Thursday, January 26, 2012

Houghton Mifflin Harcourt Licenses Amazon NY's Adult List for New Imprint


PublishersLunch


The deal that Amazon Publishing's New York adult line has been mentioning to agents since it started acquiring has formally come to pass: Houghton Mifflin Harcourt has executed a broad "print licensing agreement" and will issue the unit's entire list in print form in North America, including through Amazon.com itself. HMH will publish the books under a distinct new imprint, called New Harvest. (There is some confusing wording in the press release, so you should be clear on two points: HMH is licensing rights and will be the print publisher, not just the distributor, and the HMH editions will be the print versions available via Amazon.com.)

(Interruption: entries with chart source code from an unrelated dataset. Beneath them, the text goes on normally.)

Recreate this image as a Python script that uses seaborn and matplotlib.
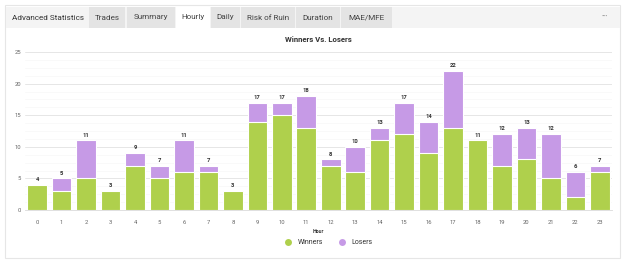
import matplotlib
matplotlib.use("Agg")
import matplotlib.pyplot as plt
import matplotlib.patches as mpatches
from matplotlib.lines import Line2D
import seaborn as sns
import pandas as pd
import numpy as np

hours = [str(h) for h in range(24)]
winners = [4, 3, 5, 3, 7, 5, 6, 6, 3, 14, 15, 13, 7, 6, 11, 12, 9, 13, 11, 7, 8, 5, 2, 6]
losers = [0, 2, 6, 0, 2, 2, 5, 1, 0, 3, 2, 5, 1, 4, 2, 5, 5, 9, 0, 5, 5, 7, 4, 1]
tabs = ["Trades", "Summary", "Hourly", "Daily", "Risk of Ruin", "Duration", "MAE/MFE"]

totals = [w + l for w, l in zip(winners, losers)]
df = pd.DataFrame({"Hour": hours, "Winners": winners, "Total": totals})

sns.set_theme(style="white")
plt.rcParams["font.family"] = ["Roboto", "DejaVu Sans"]

W, H = 625, 264
fig = plt.figure(figsize=(W / 100, H / 100), dpi=100)
fig.patch.set_facecolor("white")

def fx(x):
    return x / W

def fy(y):
    return 1 - y / H

# card border
fig.patches.append(mpatches.Rectangle((fx(5), fy(258)), fx(615), (253) / H,
                                      transform=fig.transFigure, facecolor="white",
                                      edgecolor="#e6e6e6", linewidth=0.8, zorder=-2))
# tab bar background
fig.patches.append(mpatches.Rectangle((fx(5.5), fy(28)), fx(614), 21 / H,
                                      transform=fig.transFigure, facecolor="#f4f4f4",
                                      edgecolor="none", zorder=-1.5))
fig.text(fx(12), fy(17.5), "Advanced Statistics", fontsize=5.9, color="#333333",
         va="center", ha="left")
tab_edges = [(89, 125), (127, 175), (176, 210), (211, 240), (241, 295), (296, 340), (341, 392)]
for name, (x0, x1) in zip(tabs, tab_edges):
    fc = "white" if name == "Hourly" else "#e4e4e4"
    fig.patches.append(mpatches.Rectangle((fx(x0), fy(28)), fx(x1 - x0), 21 / H,
                                          transform=fig.transFigure, facecolor=fc,
                                          edgecolor="none", zorder=-1))
    fig.text(fx((x0 + x1) / 2), fy(17.5), name, fontsize=5.9, color="#444444",
             va="center", ha="center", zorder=2)
fig.text(fx(605), fy(16), "\u2022\u2022\u2022", fontsize=4.5, color="#999999",
         va="center", ha="center")

ax = fig.add_axes([fx(25), fy(210), fx(587), (210 - 52) / H])
ax.set_zorder(5)
ax.patch.set_alpha(0)

green = "#afd04c"
purple = "#c69ae6"

sns.barplot(data=df, x="Hour", y="Total", color=purple, saturation=1, width=0.8,
            edgecolor="white", linewidth=0.8, ax=ax, zorder=3)
sns.barplot(data=df, x="Hour", y="Winners", color=green, saturation=1, width=0.8,
            edgecolor="white", linewidth=0.8, ax=ax, zorder=4)

ax.bar_label(ax.containers[0], labels=[str(t) for t in totals], padding=2,
             fontsize=4.2, fontweight="bold", color="#333333")

ax.set_ylim(0, 25)
ax.set_xlim(-0.5, 23.5)
ax.set_yticks([0, 5, 10, 15, 20, 25])
ax.set_yticks(np.arange(0, 25, 1.25), minor=True)
ax.grid(axis="y", which="major", color="#e6e6e6", linewidth=0.7, zorder=0)
ax.grid(axis="y", which="minor", color="#f7f7f7", linewidth=0.5, zorder=0)
ax.set_axisbelow(True)
for s in ["top", "right", "left"]:
    ax.spines[s].set_visible(False)
ax.spines["bottom"].set_color("#e0e0e0")
ax.spines["bottom"].set_linewidth(0.7)
ax.tick_params(axis="both", which="both", length=0, labelsize=4.2, colors="#666666")
ax.tick_params(axis="y", pad=3)
ax.tick_params(axis="x", pad=7)
ax.set_ylabel("")
ax.set_xlabel("Hour", fontsize=3.8, fontweight="bold", color="#333333", labelpad=3)
ax.set_title("Winners Vs. Losers", fontsize=5.6, fontweight="bold", color="#333333", pad=7)

handles = [Line2D([0], [0], marker="o", linestyle="none", markersize=5,
                  markerfacecolor=green, markeredgecolor="none"),
           Line2D([0], [0], marker="o", linestyle="none", markersize=5,
                  markerfacecolor=purple, markeredgecolor="none")]
fig.legend(handles, ["Winners", "Losers"], loc="center", bbox_to_anchor=(fx(327), fy(243)),
           ncol=2, frameon=False, fontsize=5, handletextpad=0.3, columnspacing=1.8,
           labelcolor="#333333")

fig.savefig("out.png", dpi=100, facecolor="white")
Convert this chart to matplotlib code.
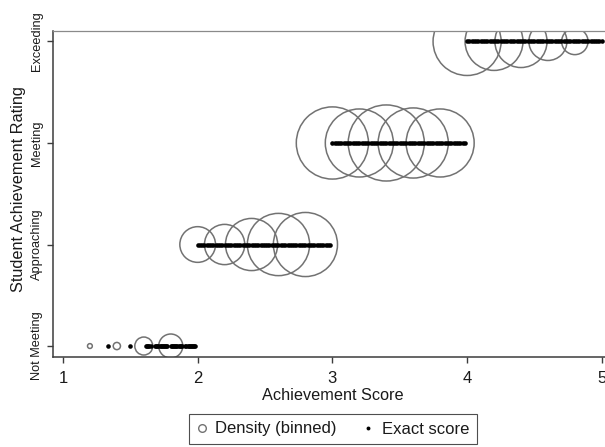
import numpy as np
import matplotlib.pyplot as plt
from matplotlib.lines import Line2D

plt.rcParams['font.family'] = ['Liberation Sans', 'DejaVu Sans']

# rating levels on the y axis
ratings = ['Not Meeting', 'Approaching', 'Meeting', 'Exceeding']

# binned densities (bin centre, relative density) per rating
bin_centres = [
    [1.2, 1.4, 1.6, 1.8],
    [2.0, 2.2, 2.4, 2.6, 2.8],
    [3.0, 3.2, 3.4, 3.6, 3.8],
    [4.0, 4.2, 4.4, 4.6, 4.8],
]
bin_density = [
    [0.004, 0.009, 0.056, 0.10],
    [0.22, 0.28, 0.47, 0.67, 0.71],
    [0.90, 0.80, 1.00, 0.85, 0.80],
    [0.80, 0.58, 0.47, 0.25, 0.12],
]

# exact achievement scores observed per rating
scores_not_meeting = [
    1.333, 1.5,
    1.617, 1.625, 1.633, 1.642, 1.65,
    1.683, 1.692, 1.7, 1.708, 1.717, 1.725, 1.733, 1.742, 1.75, 1.758,
    1.767, 1.775,
    1.8, 1.808, 1.817, 1.825, 1.833, 1.842, 1.85, 1.858, 1.867, 1.875,
    1.883,
    1.908, 1.917, 1.925, 1.933, 1.942, 1.95, 1.958, 1.967, 1.975, 1.983,
]
scores_approaching = [
    2.0, 2.017, 2.033, 2.05, 2.067, 2.083,
    2.1, 2.117, 2.133, 2.15, 2.167, 2.183,
    2.2, 2.217, 2.233, 2.25, 2.267, 2.283,
    2.3, 2.317, 2.333, 2.35, 2.367, 2.383,
    2.4, 2.417, 2.433, 2.45, 2.467, 2.483,
    2.5, 2.517, 2.533, 2.55, 2.567, 2.583,
    2.6, 2.617, 2.633, 2.65, 2.667, 2.683,
    2.7, 2.717, 2.733, 2.75, 2.767, 2.783,
    2.8, 2.817, 2.833, 2.85, 2.867, 2.883,
    2.9, 2.917, 2.933, 2.95, 2.967, 2.983,
]
scores_meeting = [
    3.0, 3.017, 3.033, 3.05, 3.067, 3.083,
    3.1, 3.117, 3.133, 3.15, 3.167, 3.183,
    3.2, 3.217, 3.233, 3.25, 3.267, 3.283,
    3.3, 3.317, 3.333, 3.35, 3.367, 3.383,
    3.4, 3.417, 3.433, 3.45, 3.467, 3.483,
    3.5, 3.517, 3.533, 3.55, 3.567, 3.583,
    3.6, 3.617, 3.633, 3.65, 3.667, 3.683,
    3.7, 3.717, 3.733, 3.75, 3.767, 3.783,
    3.8, 3.817, 3.833, 3.85, 3.867, 3.883,
    3.9, 3.917, 3.933, 3.95, 3.967, 3.983,
]
scores_exceeding = [
    4.0, 4.017, 4.033, 4.05, 4.067, 4.083,
    4.1, 4.117, 4.133, 4.15, 4.167, 4.183,
    4.2, 4.217, 4.233, 4.25, 4.267, 4.283,
    4.3, 4.317, 4.333, 4.35, 4.367, 4.383,
    4.4, 4.417, 4.433, 4.45, 4.467, 4.483,
    4.5, 4.517, 4.533, 4.55, 4.567, 4.583,
    4.6, 4.617, 4.633, 4.65, 4.667, 4.683,
    4.7, 4.717, 4.733, 4.75, 4.767, 4.783,
    4.8, 4.817, 4.833, 4.85, 4.867, 4.883,
    4.9, 4.917, 4.933, 4.95, 4.967, 4.983, 5.0,
]
exact_scores = [scores_not_meeting, scores_approaching, scores_meeting,
                scores_exceeding]

xticks = [1, 2, 3, 4, 5]

SIZE_SCALE = 3000   # marker area (pt^2) for density 1.0
CIRCLE_COL = '#727272'
AXIS_COL = '#3c3c3c'
TEXT_COL = '#1a1a1a'

fig = plt.figure(figsize=(6.05, 4.47), dpi=100)
ax = fig.add_axes([53 / 605, 90 / 447, 576 / 605, 326 / 447])

for i, rating in enumerate(ratings):
    xs = np.array(bin_centres[i])
    dens = np.array(bin_density[i])
    ax.scatter(xs, np.full(len(xs), i), s=dens * SIZE_SCALE,
               facecolors='none', edgecolors=CIRCLE_COL, linewidths=1.1,
               zorder=2)
    ex = np.array(exact_scores[i])
    ax.plot(ex, np.full(len(ex), i), linestyle='none', marker='o',
            markersize=3.3, color='black', markeredgewidth=0, zorder=3)

ax.set_xlim(0.926, 5.202)
ax.set_ylim(-0.108, 3.103)

ax.set_xticks(xticks)
ax.set_xticklabels([str(t) for t in xticks], fontsize=12, color=TEXT_COL)
ax.set_yticks(range(len(ratings)))
ax.set_yticklabels(ratings, rotation=90, va='center', fontsize=9.2,
                   color=TEXT_COL)
ax.tick_params(axis='x', direction='out', length=4, width=1.0,
               color=AXIS_COL, pad=6)
ax.tick_params(axis='y', direction='out', length=4, width=1.0,
               color=AXIS_COL, pad=3)

ax.spines['right'].set_visible(False)
ax.spines['left'].set_color(AXIS_COL)
ax.spines['bottom'].set_color(AXIS_COL)
ax.spines['left'].set_linewidth(1.1)
ax.spines['bottom'].set_linewidth(1.1)
ax.spines['top'].set_color('#8a8a8a')
ax.spines['top'].set_linewidth(0.9)

fig.text(333 / 605, 1 - 395 / 447, 'Achievement Score', ha='center',
         va='center', fontsize=11.7, color=TEXT_COL)
fig.text(18.5 / 605, 1 - 189 / 447, 'Student Achievement Rating',
         rotation=90, ha='center', va='center', fontsize=11.7,
         color=TEXT_COL)

handles = [
    Line2D([], [], linestyle='none', marker='o', markersize=5.5,
           markerfacecolor='none', markeredgecolor=CIRCLE_COL,
           markeredgewidth=1.0),
    Line2D([], [], linestyle='none', marker='o', markersize=2.8,
           color='black', markeredgewidth=0),
]
leg = fig.legend(handles, ['Density (binned)', 'Exact score'], ncol=2,
                 loc='center', bbox_to_anchor=(333 / 605, 1 - 429 / 447),
                 fontsize=12, frameon=True, fancybox=False, handlelength=0.6,
                 handletextpad=0.5, columnspacing=1.6, borderpad=0.45)
leg.get_frame().set_edgecolor('#222222')
leg.get_frame().set_linewidth(0.8)
for t in leg.get_texts():
    t.set_color(TEXT_COL)

fig.savefig('out.png', dpi=100)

The deal applies to adult books only from Amazon New York. HMH already has a first-look option on print rights for the Amazon West Coast imprints, and will continue to publish any titles picked up through that arrangement through their Mariner line. One agent doing business with Amazon surmised that "it allow HMH to publish more books, without the risk of putting upfront advances on their side of the deals." The new agreement does not cover the children's titles from Marshall Cavendish that Amazon has a deal to acquire.

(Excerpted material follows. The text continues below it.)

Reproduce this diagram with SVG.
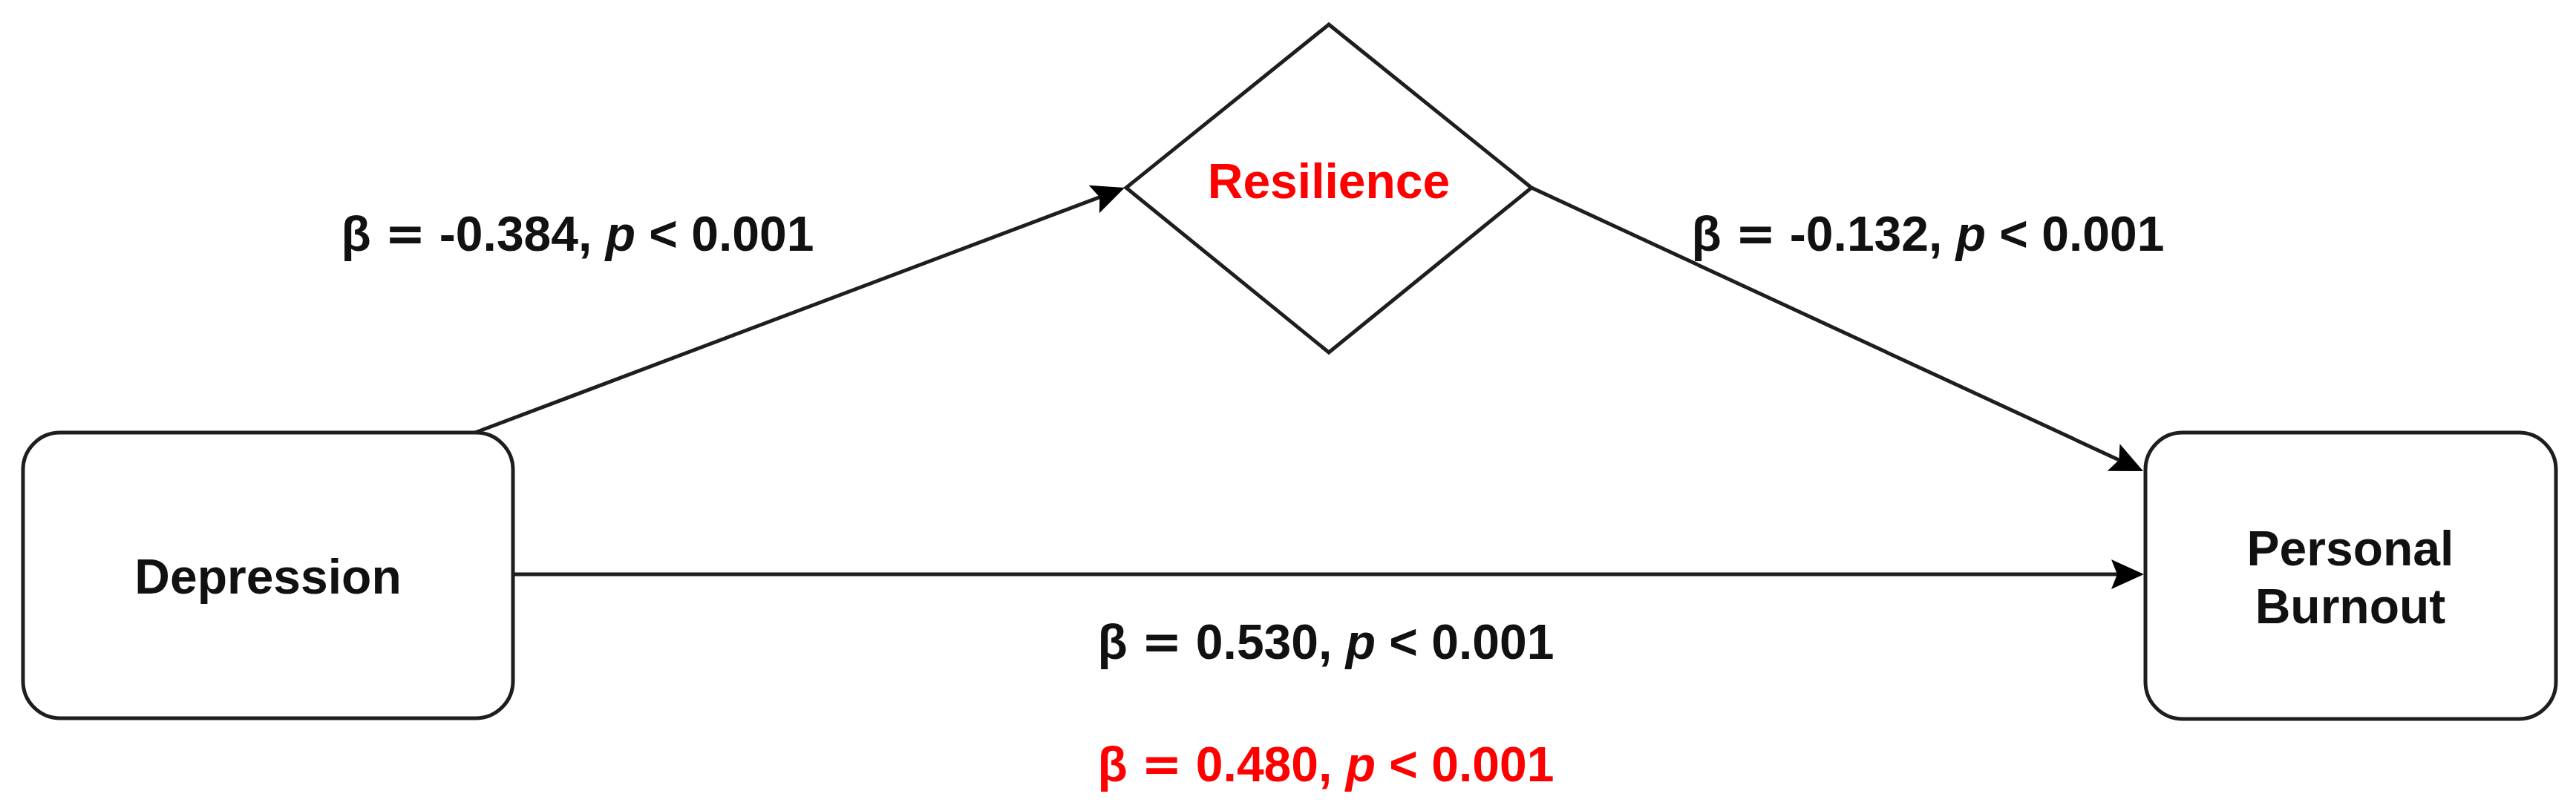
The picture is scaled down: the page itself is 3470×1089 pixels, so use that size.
<svg xmlns="http://www.w3.org/2000/svg" width="3470" height="1089" viewBox="0 0 3470 1089">
  <style>
    .shape { fill: #ffffff; stroke: #1e1e1e; stroke-width: 5; }
    .edge { fill: none; stroke: #1e1e1e; stroke-width: 5; }
    .lbl { font-family: "Liberation Sans", Arial, sans-serif; font-weight: bold; font-size: 66px; fill: #111111; text-anchor: middle; }
    .red { fill: #ff0000; }
    .it { font-style: italic; }
    .eq { font-family: "DejaVu Sans", sans-serif; }
  </style>
  <defs>
    <marker id="arr" markerUnits="userSpaceOnUse" markerWidth="50" markerHeight="46" viewBox="-47 -23 50 46" refX="-30" refY="0" orient="auto">
      <path d="M0,0 L-44,-20 L-36,0 L-44,20 Z" fill="#000000"/>
    </marker>
  </defs>
  <rect width="3470" height="1089" fill="#ffffff"/>

  <g id="connectors">
    <line class="edge" x1="640" y1="583" x2="1486.9" y2="263.6" marker-end="url(#arr)"/>
    <line class="edge" x1="2063" y1="253" x2="2859.8" y2="622.4" marker-end="url(#arr)"/>
    <line class="edge" x1="691" y1="774" x2="2858" y2="774" marker-end="url(#arr)"/>
  </g>

  <g id="depression">
    <rect class="shape" x="31" y="583" width="660" height="385" rx="50" ry="50"/>
    <text class="lbl" x="361" y="800">Depression</text>
  </g>

  <g id="resilience">
    <polygon class="shape" points="1790,33 2063,253 1790,475 1517,253"/>
    <text class="lbl red" x="1790" y="267">Resilience</text>
  </g>

  <g id="personal-burnout">
    <rect class="shape" x="2890" y="583" width="553" height="386" rx="50" ry="50"/>
    <text class="lbl" x="3166" y="762">Personal</text>
    <text class="lbl" x="3166" y="840">Burnout</text>
  </g>

  <g id="edge-labels">
    <text class="lbl" x="778" y="338">β <tspan class="eq">=</tspan> -0.384, <tspan class="it">p</tspan> &lt; 0.001</text>
    <text class="lbl" x="2597" y="338">β <tspan class="eq">=</tspan> -0.132, <tspan class="it">p</tspan> &lt; 0.001</text>
    <text class="lbl" x="1786" y="888">β <tspan class="eq">=</tspan> 0.530, <tspan class="it">p</tspan> &lt; 0.001</text>
    <text class="lbl red" x="1786" y="1053">β <tspan class="eq">=</tspan> 0.480, <tspan class="it">p</tspan> &lt; 0.001</text>
  </g>
</svg>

Under the new agreement, like any licensee, it is expected that HMH has control over the format and pricing of their print editions. With Amazon New York's first list set to debut this September, HMH publisher Bruce Nichols says he does not expect to add any dedicated staff immediately for New Harvest, and anticipates adding personnel only modestly as the Amazon NY program builds. He indicates that publicity for the titles will be handled by Amazon's new team.
As a licensed HMH imprint, rather than a distribution agreement with print books physically published by Amazon, the arrangement may affect how retailers approach stocking the titles that Amazon NY has been signing, including high-profile books by Tim Ferris, Penny Marshall, Deepak Chopra and James Franco. For those who want to carry the high-profile titles, it allows them to do business with HMH rather than a retailing competitor. To clarify another important point of confusion, an Amazon executive confirms to us that the New York list will be made available in all major ebook formats as well; the titles will not be Kindle-exclusive (contrary to how the Amazon West Coast ebooks have been handled so far). Amazon has not finalized the technical and vendor details for how those general market ebook files will be handled yet.
That decision will put Barnes & Noble in an interesting position on the New Harvest print list as well as the ebook editions, however they come to market. In the past, BN spokesperson Mary Ellen Keating has said "our policy is that unless we receive all formats of a title to make available to our customers, we will not sell those physical titles in our stores." BN chief merchandising officer Jaime Carey has said that "to sell and promote the physical book in our store showrooms, and not have the ebook available for sale would undermine our promise to Barnes & Noble customers to make available any book, anywhere, anytime." Those statements certainly imply that BN would carry product that is available to them in both physical and digital form.
As an additional, practical consideration, the licensing agreement with HMH also spares Amazon creating any sales tax nexus via additional warehouses or sales reps.
As a licensing arrangement, it does naturally raise questions about how authors' compensation will be handled (since under a standard print sub-license, the originating house would retain a substantial share). Amazon New York publisher Larry Kirshbaum says that "the authors get full royalties," however (after any earn-out, we would expect). In the press release, Kirshbaum notes, "Our goal has been, and remains, to introduce authors to as many readers as possible. This new agreement with Houghton Mifflin Harcourt enables us to broaden our distribution and get our books into more readers' hands."
Tangentially, as some reports have noted, Moody's downgraded their rating on the debt of Houghton Mifflin Harcourt last week, to Caa2 from Caa1, with a "negative" outlook.